И наконец, безусловно, есть города или отдельные районы в городах, где новая застройка полностью исключена – когда целые кварталы застроены в одну эпоху и в одном стиле, и любое вторжение эту целостность может нарушить. Например, Венеция: там памятниками архитектуры являются не отдельные здания, а город целиком, весь, до последнего камня. И государство, и закон эти камни тщательно охраняет – недаром посмотреть на них в город за год приезжает три миллиона туристов (при стотысячном населении). Никакого нового строительства в Венеции принципиально не ведется: например, появившийся около четырех лет назад новый мост, от вокзала к автовокзалу – первый и единственный за 70 лет, и построившему его Сантьяго Калатраве развернуться особо не дали – мост скромен и незаметен, хотя автор его знаменит как раз виртуозными, незабываемого вида мостами. В принципе, и в истории с петербургским Охта-центром ситуация похожая: в Санкт-Петербурге не только центральные старые кварталы, но и сам городской силуэт с его шпилями-доминантами является культурным феноменом и охраняется высотным регламентом.

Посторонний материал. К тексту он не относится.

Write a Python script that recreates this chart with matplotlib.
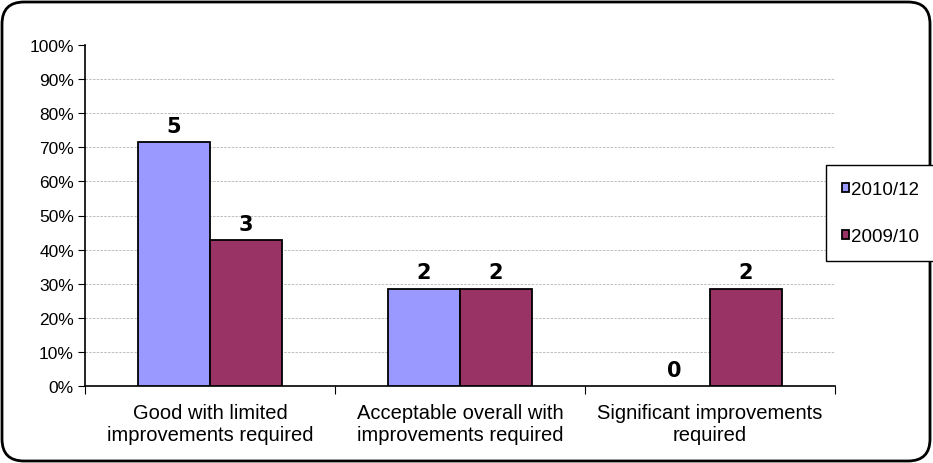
import numpy as np
import matplotlib.pyplot as plt
from matplotlib.patches import FancyBboxPatch
from matplotlib.ticker import PercentFormatter

# counts per category, out of 7 in each period
categories = ["Good with limited\nimprovements required",
              "Acceptable overall with\nimprovements required",
              "Significant improvements\nrequired"]
series_names = ["2010/12", "2009/10"]
counts_2010 = [5, 2, 0]
counts_2009 = [3, 2, 2]
total = 7

plt.rcParams['font.family'] = ['Liberation Sans', 'DejaVu Sans']

fig = plt.figure(figsize=(9.33, 4.64), dpi=100)
ax = fig.add_axes([85/933, 1 - 387/464, 750/933, 341/464])

# rounded outer frame (inches)
frame = FancyBboxPatch((0.02, 0.02), 9.28, 4.59, boxstyle="round,pad=0,rounding_size=0.22",
                       transform=fig.dpi_scale_trans, fill=False, lw=2, ec='black')
fig.patches.append(frame)

x = np.arange(len(categories))
w = 0.288
pct_a = np.array(counts_2010) / total * 100
pct_b = np.array(counts_2009) / total * 100
lw_a = [1.3 if c > 0 else 0 for c in counts_2010]
lw_b = [1.3 if c > 0 else 0 for c in counts_2009]
b1 = ax.bar(x - w/2, pct_a, w, color='#9999FF', edgecolor='black', linewidth=lw_a, label=series_names[0], zorder=3)
b2 = ax.bar(x + w/2, pct_b, w, color='#993366', edgecolor='black', linewidth=lw_b, label=series_names[1], zorder=3)

for bars, cnts in ((b1, counts_2010), (b2, counts_2009)):
    for r, c in zip(bars, cnts):
        ax.text(r.get_x() + r.get_width()/2, r.get_height() + 1.8, str(c),
                ha='center', va='bottom', fontsize=15, fontweight='bold', family='DejaVu Sans')

ax.set_xlim(-0.5, 2.5)
ax.set_ylim(0, 100)
ax.set_yticks(np.arange(0, 101, 10))
ax.yaxis.set_major_formatter(PercentFormatter(decimals=0))
ax.set_xticks([-0.5, 0.5, 1.5, 2.5], minor=False)
ax.set_xticklabels([])
ax.set_xticks(x, minor=True)
ax.set_xticklabels(categories, minor=True, fontsize=14.5, linespacing=1.22)
ax.tick_params(axis='x', which='major', length=6, direction='out')
ax.tick_params(axis='x', which='minor', length=0, pad=12)
ax.tick_params(axis='y', labelsize=12.5, length=5, pad=3)

for y in range(10, 100, 10):
    ax.axhline(y, color='#b4b4b4', lw=0.6, ls=(0, (3, 1.5)), zorder=1)

for s in ('top', 'right'):
    ax.spines[s].set_visible(False)
ax.spines['left'].set_lw(1.2)
ax.spines['bottom'].set_lw(1.2)

leg = fig.legend(loc='upper left', bbox_to_anchor=(826/933, 1 - 166/464), fontsize=13.5,
                 frameon=True, fancybox=False, edgecolor='black', handlelength=0.4,
                 handleheight=0.4, handletextpad=0.1, labelspacing=1.6,
                 borderpad=0.85, borderaxespad=0, framealpha=1)
leg.get_frame().set_linewidth(1.0)

fig.savefig('out.png', dpi=100)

Надо признать, что описанный западный опыт еще слишком абстрактен для нас, чтобы служить образцом для подражания. Он базируется на многолетней культурной традиции, святости частного права, в том числе на землю, и четкой правовой базе. На западе никого не приходится убеждать, что культура и наследие бесценны и что исторические здания априори надо беречь. Но осознание этого не мешает появляться и современной архитектуре, не мешает городам развиваться, потому что города предназначены, чтобы в них жить, а не любоваться, и вопрос – лишь в нахождении грамотного, разумного, уместного в каждом конкретном случае компромисса.